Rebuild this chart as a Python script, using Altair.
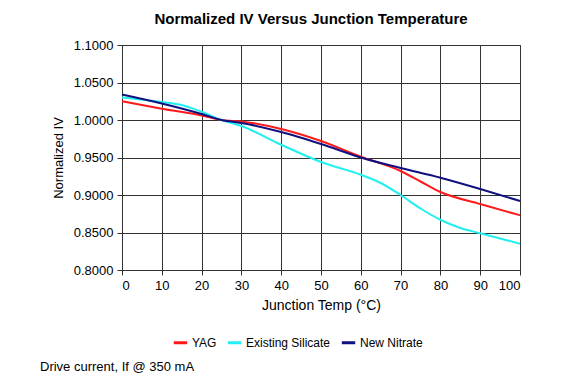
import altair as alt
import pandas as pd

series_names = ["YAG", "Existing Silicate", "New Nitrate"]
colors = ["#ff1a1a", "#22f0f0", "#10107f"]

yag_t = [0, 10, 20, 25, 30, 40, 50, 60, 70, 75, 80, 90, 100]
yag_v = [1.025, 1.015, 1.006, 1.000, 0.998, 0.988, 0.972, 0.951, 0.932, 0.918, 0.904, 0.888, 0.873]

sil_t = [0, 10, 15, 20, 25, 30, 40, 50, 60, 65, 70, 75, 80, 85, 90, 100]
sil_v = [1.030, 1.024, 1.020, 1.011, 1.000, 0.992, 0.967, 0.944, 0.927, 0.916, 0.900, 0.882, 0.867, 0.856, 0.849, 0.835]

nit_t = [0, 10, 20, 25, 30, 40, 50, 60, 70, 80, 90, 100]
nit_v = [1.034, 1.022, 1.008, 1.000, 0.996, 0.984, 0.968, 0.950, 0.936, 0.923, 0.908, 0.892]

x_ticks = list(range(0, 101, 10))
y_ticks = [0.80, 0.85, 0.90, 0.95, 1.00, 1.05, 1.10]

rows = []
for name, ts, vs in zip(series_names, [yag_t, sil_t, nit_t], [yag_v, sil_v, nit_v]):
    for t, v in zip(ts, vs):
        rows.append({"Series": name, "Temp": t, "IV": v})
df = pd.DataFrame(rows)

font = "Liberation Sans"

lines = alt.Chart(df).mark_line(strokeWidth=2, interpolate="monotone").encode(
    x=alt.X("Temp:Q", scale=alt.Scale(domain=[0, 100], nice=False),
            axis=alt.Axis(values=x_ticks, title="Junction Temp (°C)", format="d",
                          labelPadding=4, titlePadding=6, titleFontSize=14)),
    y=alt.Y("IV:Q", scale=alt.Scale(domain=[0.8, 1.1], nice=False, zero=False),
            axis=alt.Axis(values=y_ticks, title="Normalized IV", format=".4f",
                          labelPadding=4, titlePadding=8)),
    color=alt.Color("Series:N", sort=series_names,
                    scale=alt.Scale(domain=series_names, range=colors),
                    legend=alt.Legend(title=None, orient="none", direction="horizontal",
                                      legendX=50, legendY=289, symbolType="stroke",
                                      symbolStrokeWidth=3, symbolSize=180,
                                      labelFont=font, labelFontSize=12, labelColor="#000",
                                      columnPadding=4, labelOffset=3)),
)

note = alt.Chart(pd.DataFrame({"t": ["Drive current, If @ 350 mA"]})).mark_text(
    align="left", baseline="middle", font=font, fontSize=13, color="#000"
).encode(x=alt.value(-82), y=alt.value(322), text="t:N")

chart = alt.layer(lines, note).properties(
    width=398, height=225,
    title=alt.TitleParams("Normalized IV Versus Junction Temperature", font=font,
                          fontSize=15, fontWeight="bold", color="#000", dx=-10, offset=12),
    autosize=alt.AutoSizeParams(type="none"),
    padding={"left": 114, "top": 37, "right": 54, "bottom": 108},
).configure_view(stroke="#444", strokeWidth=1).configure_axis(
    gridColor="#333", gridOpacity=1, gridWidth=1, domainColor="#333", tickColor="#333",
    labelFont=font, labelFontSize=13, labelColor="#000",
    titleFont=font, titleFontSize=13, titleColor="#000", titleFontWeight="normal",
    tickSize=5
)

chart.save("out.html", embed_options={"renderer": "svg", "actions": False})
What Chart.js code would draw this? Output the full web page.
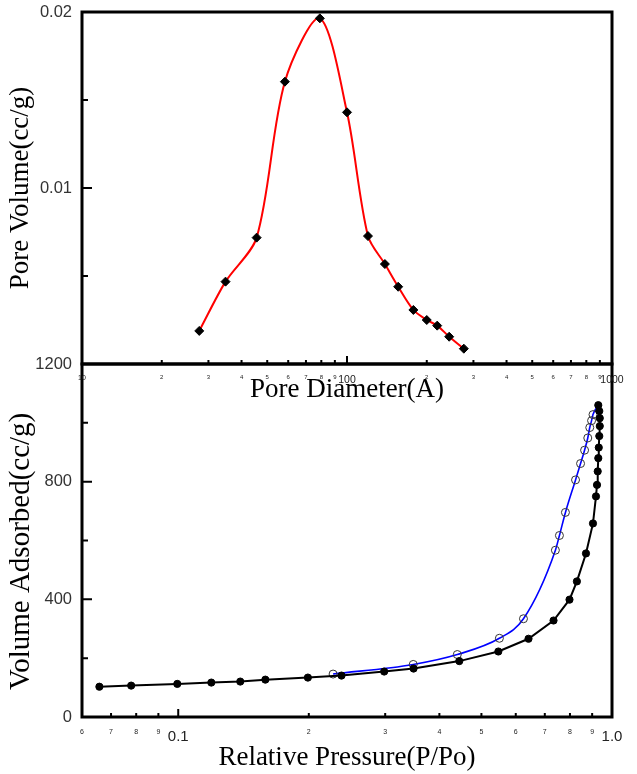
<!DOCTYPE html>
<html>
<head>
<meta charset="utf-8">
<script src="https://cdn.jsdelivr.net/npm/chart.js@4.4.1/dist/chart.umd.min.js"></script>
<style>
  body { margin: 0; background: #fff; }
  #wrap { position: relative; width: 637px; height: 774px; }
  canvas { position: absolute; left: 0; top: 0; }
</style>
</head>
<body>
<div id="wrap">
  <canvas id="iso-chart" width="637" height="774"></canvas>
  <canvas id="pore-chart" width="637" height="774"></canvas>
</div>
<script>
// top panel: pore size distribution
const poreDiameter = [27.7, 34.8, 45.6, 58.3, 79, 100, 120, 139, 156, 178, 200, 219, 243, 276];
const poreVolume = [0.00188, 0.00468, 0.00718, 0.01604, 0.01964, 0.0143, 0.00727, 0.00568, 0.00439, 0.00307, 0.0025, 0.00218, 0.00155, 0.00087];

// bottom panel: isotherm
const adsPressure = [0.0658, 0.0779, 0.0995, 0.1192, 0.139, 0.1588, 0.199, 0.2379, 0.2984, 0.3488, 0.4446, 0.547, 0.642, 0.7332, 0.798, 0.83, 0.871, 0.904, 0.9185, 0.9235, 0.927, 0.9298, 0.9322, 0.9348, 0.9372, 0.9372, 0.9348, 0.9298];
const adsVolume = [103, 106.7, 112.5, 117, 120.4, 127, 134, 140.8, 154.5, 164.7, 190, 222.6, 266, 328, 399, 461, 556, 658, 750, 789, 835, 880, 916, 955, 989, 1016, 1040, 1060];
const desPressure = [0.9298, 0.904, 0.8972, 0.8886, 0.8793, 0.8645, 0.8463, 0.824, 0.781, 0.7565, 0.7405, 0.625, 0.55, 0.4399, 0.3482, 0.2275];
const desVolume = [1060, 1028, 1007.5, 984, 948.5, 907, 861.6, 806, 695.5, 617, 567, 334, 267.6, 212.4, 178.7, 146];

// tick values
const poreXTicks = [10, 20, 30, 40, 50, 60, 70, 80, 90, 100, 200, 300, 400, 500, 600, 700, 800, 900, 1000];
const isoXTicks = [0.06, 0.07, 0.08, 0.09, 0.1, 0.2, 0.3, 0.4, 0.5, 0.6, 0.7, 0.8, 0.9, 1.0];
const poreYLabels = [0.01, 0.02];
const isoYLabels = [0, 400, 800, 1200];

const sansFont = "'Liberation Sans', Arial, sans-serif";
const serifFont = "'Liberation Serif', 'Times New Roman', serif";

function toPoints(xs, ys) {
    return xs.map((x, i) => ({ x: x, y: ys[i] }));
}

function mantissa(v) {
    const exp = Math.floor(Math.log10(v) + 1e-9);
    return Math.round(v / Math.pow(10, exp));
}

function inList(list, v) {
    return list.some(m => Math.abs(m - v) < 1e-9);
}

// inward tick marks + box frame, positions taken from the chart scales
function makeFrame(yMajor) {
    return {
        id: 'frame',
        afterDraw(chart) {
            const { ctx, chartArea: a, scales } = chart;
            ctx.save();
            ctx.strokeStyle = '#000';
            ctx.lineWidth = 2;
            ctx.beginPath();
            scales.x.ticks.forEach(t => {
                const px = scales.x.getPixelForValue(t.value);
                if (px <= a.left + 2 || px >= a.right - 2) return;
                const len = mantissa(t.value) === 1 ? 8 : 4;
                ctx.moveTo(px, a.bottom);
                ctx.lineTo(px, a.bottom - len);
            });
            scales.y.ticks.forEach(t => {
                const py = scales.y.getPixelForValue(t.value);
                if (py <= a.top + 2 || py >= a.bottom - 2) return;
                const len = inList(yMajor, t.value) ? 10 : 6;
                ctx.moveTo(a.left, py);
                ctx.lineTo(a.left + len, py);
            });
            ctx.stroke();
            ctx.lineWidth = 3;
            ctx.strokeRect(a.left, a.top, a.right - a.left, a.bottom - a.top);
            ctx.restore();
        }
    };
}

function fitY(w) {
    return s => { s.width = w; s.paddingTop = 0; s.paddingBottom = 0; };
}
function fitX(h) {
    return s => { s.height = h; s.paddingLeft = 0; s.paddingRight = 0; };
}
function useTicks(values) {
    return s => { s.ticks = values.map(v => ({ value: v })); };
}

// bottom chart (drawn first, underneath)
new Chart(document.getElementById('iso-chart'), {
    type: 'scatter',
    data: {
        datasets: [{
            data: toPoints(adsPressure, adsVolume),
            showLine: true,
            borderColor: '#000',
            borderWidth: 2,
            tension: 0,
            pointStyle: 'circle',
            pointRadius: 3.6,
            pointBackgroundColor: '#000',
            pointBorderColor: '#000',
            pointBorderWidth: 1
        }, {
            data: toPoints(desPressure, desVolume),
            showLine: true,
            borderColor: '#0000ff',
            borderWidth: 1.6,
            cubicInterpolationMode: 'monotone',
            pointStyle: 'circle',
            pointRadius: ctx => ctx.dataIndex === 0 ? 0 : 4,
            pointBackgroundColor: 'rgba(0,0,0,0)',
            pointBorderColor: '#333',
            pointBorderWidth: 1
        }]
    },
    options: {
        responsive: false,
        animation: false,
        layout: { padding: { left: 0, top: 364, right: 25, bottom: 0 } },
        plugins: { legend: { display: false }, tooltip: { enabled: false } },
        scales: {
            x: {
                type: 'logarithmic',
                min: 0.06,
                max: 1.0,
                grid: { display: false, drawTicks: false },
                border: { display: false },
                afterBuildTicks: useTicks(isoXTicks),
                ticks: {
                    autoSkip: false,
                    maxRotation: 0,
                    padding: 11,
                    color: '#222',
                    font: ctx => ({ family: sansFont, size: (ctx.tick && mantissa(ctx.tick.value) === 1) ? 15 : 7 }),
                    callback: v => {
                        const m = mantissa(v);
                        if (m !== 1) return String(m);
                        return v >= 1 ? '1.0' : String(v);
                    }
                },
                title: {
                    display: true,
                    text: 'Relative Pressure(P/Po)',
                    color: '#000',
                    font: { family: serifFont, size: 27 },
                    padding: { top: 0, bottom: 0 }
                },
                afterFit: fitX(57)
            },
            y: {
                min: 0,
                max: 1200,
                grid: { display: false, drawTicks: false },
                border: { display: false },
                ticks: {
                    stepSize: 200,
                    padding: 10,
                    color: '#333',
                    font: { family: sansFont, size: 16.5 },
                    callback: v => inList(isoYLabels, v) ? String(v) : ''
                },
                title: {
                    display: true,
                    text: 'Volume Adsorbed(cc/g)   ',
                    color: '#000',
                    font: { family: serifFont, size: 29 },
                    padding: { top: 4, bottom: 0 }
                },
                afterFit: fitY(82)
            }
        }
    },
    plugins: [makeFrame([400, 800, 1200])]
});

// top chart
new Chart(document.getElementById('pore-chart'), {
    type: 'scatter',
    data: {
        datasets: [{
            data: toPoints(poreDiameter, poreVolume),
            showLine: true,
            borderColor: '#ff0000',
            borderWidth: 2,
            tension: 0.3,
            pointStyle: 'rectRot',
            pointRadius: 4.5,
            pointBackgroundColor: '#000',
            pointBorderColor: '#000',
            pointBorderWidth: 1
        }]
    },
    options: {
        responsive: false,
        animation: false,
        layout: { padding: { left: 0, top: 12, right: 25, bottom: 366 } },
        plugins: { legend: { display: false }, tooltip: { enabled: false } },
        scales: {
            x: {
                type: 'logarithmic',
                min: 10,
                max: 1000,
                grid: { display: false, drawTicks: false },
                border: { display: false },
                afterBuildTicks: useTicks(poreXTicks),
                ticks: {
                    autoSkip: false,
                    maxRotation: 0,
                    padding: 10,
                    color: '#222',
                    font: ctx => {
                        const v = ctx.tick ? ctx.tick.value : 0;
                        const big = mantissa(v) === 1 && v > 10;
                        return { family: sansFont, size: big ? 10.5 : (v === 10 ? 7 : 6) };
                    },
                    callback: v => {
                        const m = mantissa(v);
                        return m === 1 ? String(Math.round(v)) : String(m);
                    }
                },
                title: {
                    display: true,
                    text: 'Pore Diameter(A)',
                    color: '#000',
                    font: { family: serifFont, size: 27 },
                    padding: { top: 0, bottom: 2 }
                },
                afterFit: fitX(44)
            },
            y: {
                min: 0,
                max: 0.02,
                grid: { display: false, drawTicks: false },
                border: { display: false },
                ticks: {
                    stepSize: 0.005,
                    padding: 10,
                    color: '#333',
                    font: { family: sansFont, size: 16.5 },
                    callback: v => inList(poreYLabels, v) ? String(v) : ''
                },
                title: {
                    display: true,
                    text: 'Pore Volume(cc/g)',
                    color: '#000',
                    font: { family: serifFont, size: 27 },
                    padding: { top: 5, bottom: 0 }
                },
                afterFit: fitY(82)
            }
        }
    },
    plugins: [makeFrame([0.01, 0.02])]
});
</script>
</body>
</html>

□ □ □ □ □

# [What you should do]
Both the first line of the records above and the line containing "y_ticks = [0.80, 0.85, 0.90, 0.95, 1.00, 1.05, 1.10]" belong in the copy; please return them and every line between, exactly, minus the pictures.

# [Exercise output]
Rebuild this chart as a Python script, using Altair.
import altair as alt
import pandas as pd

series_names = ["YAG", "Existing Silicate", "New Nitrate"]
colors = ["#ff1a1a", "#22f0f0", "#10107f"]

yag_t = [0, 10, 20, 25, 30, 40, 50, 60, 70, 75, 80, 90, 100]
yag_v = [1.025, 1.015, 1.006, 1.000, 0.998, 0.988, 0.972, 0.951, 0.932, 0.918, 0.904, 0.888, 0.873]

sil_t = [0, 10, 15, 20, 25, 30, 40, 50, 60, 65, 70, 75, 80, 85, 90, 100]
sil_v = [1.030, 1.024, 1.020, 1.011, 1.000, 0.992, 0.967, 0.944, 0.927, 0.916, 0.900, 0.882, 0.867, 0.856, 0.849, 0.835]

nit_t = [0, 10, 20, 25, 30, 40, 50, 60, 70, 80, 90, 100]
nit_v = [1.034, 1.022, 1.008, 1.000, 0.996, 0.984, 0.968, 0.950, 0.936, 0.923, 0.908, 0.892]

x_ticks = list(range(0, 101, 10))
y_ticks = [0.80, 0.85, 0.90, 0.95, 1.00, 1.05, 1.10]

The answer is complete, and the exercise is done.